If U of T had come out to say that investors everywhere are behaving dangerously and irrationally by continuing to fund fossil fuel development, it could have had a positive impact all over the world. By saying instead that climate change creates some minor financial and ethical issues which can be addressed through existing processes, U of T is fuelling our collective complacency in the face of a slowly-unfolding but nearly unstoppable catastrophe.

U of T’s investments are burning up the futures of their students, but with this decision such conduct has become just one of many minor factors to be considered by financial experts behind closed doors.

UofT350.org

From the perspective of UofT350.org, the group needs to decide what the most plausible strategy is for reversing this decision and what tactics would support that outcome. It also needs to do some deeper thinking about what the group is for, now that divestment has become an even more unlikely prospect. People have very different ideas — for instance, about ‘intersectionality’ as a strategy for success versus a rabbit hole of distraction (this connects to a broader debate about climate change as a leftist versus a pan-ideological issue). There’s also the question of what can be accomplished via protest tactics, particularly when confronting a conservative institution with strong constituencies favouring the status quo and skilled at using cover from superficial actions to placate those who care slightly.

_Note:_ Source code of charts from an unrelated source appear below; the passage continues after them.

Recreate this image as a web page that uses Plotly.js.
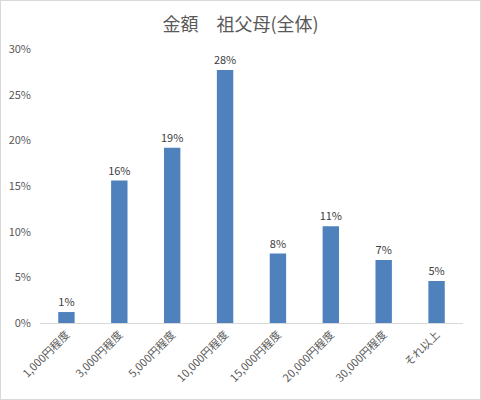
<!DOCTYPE html>
<html>
<head>
<meta charset="utf-8">
<script src="https://cdn.plot.ly/plotly-3.0.1.min.js"></script>
<style>
  body { margin: 0; background: #ffffff; }
  #chart { width: 479px; height: 398px; border: 1px solid #d9d9d9; }
</style>
</head>
<body>
<div id="chart"></div>
<script>
const categories = [
  "1,000円程度", "3,000円程度", "5,000円程度", "10,000円程度",
  "15,000円程度", "20,000円程度", "30,000円程度", "それ以上",
];
const shares = [0.012, 0.156, 0.192, 0.277, 0.076, 0.106, 0.069, 0.046];
const yTicks = [0, 0.05, 0.1, 0.15, 0.2, 0.25, 0.3];

const fontFamily = "'Noto Sans CJK JP', 'Noto Sans', sans-serif";

const traces = [
  {
    type: "bar",
    x: categories,
    y: shares,
    marker: { color: "#4f81bd" },
    texttemplate: "%{y:.0%}",
    textposition: "outside",
    constraintext: "none",
    outsidetextfont: { family: fontFamily, size: 11, color: "#404040" },
    cliponaxis: false,
    hoverinfo: "skip",
  },
];

const layout = {
  width: 479,
  height: 398,
  margin: { l: 39, r: 17, t: 48, b: 76 },
  paper_bgcolor: "#ffffff",
  plot_bgcolor: "#ffffff",
  bargap: 0.69,
  showlegend: false,
  font: { family: fontFamily, color: "#595959", size: 11 },
  title: {
    text: "金額　祖父母(全体)",
    font: { family: fontFamily, size: 18, color: "#595959" },
    x: 0.5,
    xanchor: "center",
    y: 0.94,
    yanchor: "middle",
  },
  xaxis: {
    type: "category",
    tickangle: -45,
    showgrid: false,
    showline: true,
    linecolor: "#d9d9d9",
    linewidth: 1,
    ticks: "",
    tickfont: { family: fontFamily, size: 11, color: "#595959" },
  },
  yaxis: {
    range: [0, 0.3],
    tickvals: yTicks,
    tickformat: ".0%",
    showgrid: false,
    zeroline: false,
    showline: false,
    ticks: "",
    ticklabelstandoff: 8,
    tickfont: { family: fontFamily, size: 11, color: "#595959" },
  },
};

Plotly.newPlot("chart", traces, layout, { displayModeBar: false, staticPlot: true });
</script>
</body>
</html>
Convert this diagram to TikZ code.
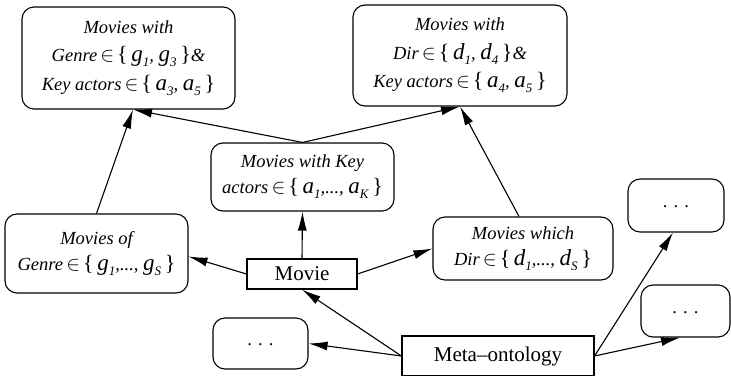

Working on climate change activism generally requires experiencing failure over and over, and in the face of an ever-worsening crisis. How can we do that (a) while continuing to reach out to moderates and decision-makers and (b) changing real-world outcomes, rather than becoming an increasingly radicalized and angry sub-population who are easy to dismiss, ignore, or undermine with trivial policy changes?

Author: Milan

In the spring of 2005, I graduated from the University of British Columbia with a degree in International Relations and a general focus in the area of environmental politics. In the fall of 2005, I began reading for an M.Phil in IR at Wadham College, Oxford. Outside school, I am very interested in photography, writing, and the outdoors. I am writing this blog to keep in touch with friends and family around the world, provide a more personal view of graduate student life in Oxford, and pass on some lessons I've learned here.

5 thoughts on “Divestment discussed by the Governing Council”

  1. The only intersectionality thst matters is with aboriginal peoples. That is the dimension of the climate change argument that Canada’s government and the University of ztoronto are really ignoring. They’re the ones with the courage and determination to stop fossil fuel development, and with the legacy of endurance in the face of people with no honor that we need now to confront fossil apologists and enablers.

  2. I think there is a strong chance that is true.

    Canada’s politicians have neither the freedom, the education, or the imagination to understand what is happening to the Earth.

    There are no exact historical parallels, because there has been no prior time in human history where people have dealt with such problems. The fight against slavery has clear relevance.

    I also worry about the first world war. It took in a whole continent of the richest people on the planet, convinced that they represented civilization, and then slaughtered them and destroyed their works of art and culture, all for objectives that were ill-judged, racist, pointless, unethical, and in many cases insane.

    As the world really starts to fall apart because of climate change, will we do better?

  3. I am shocked that Gertler would call divestment “empty symbolism” in view of his earlier comments to 350.org regarding the credibility and depth of knowledge of the climate situation that your group presented. It is precisely because global warming is so hugely threatening that the wealthy world dismisses it. To avert catastrophic consequences, we need to make a paradigm shift sooner rather than later.
    Like all movements throughout history that have changed our society, the climate change movement will have to gather support from various groups of people to form a wider base. I would like to believe that the indigenous people can be a strong backbone of the movement, but they face problems from every direction. So far, they have really been the only effective force against further extraction of fossil fuels and the pipelines.

  4. So far, they have really been the only effective force against further extraction of fossil fuels and the pipelines.

    That’s the whole ball game: the single most important thing that will determine how bad a situation humanity is in in 50 years is how much of the world’s fossil fuel we dig up and burn. If indigenous peoples are being the most effective at that, they are our most important ally.

    I also think it’s essential to get banks to stop financing new fossil fuel projects, and for governments to clamp down on fossil fuel production and use. Unfortunately, governments are timid, controlled to a significant degree by fossil fuel interests, and not yet feeling strong public pressure to change.

  5. If we build this fossil fuel infrastructure, it will end up killing us. Because once it exists, no politician will be willing to shut it down until the ocean has already risen to our knees.